Recognizing black metal as an art form is difficult if simply because its impetus was so distinctly anti-art. It (“it” being the second wave, here) was completely reactionary, an answer to death metal’s more outwardly human approach (and basketball shorts) and the commercialization of Norway at large, but there was an art (in a post-modern sense) to these Norwegian teenagers being edgy and outwardly difficult. Black metal exists because other art existed, and in that lies the true spirit of the genre’s birth, but what were to happen if black metal and art were to collide in a more intentional way?

Dutch duo Grey Aura have always pushed black metal’s boundaries, be it a double album based around a doomed Antarctic expedition, a tape whose art reflects Rothko’s, or even true flamenco and studied jazz flourishes which accent the harsh, heavy genre to which they call home. On their second album Zwart Vierkant (“Black Square”), black metal gets pushed even further outside the proverbial box, and blast beats press against true, post-modern creativity.

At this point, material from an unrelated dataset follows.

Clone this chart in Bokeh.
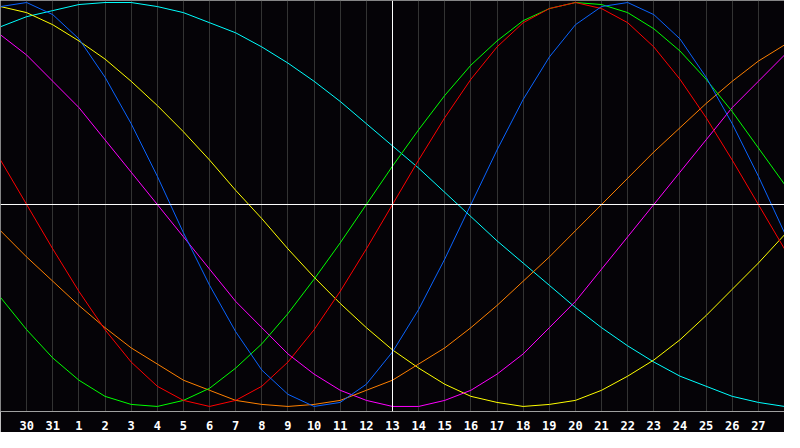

Citing artists like El Greco (“El Greco in Toledo” can be streamed ahead of Zwart Vierkant‘s release below), architecture like the Catedral de Santa Maria in Segovia, and boasting a colorful, artfully composed cover, Grey Aura’s own approach to black metal takes the physical and visual into just as much consideration as the audial. This is a reaction to black metal’s own reaction, and it is a powerful statement.

Zwart Vierkant releases next month (May) on Onism Productions.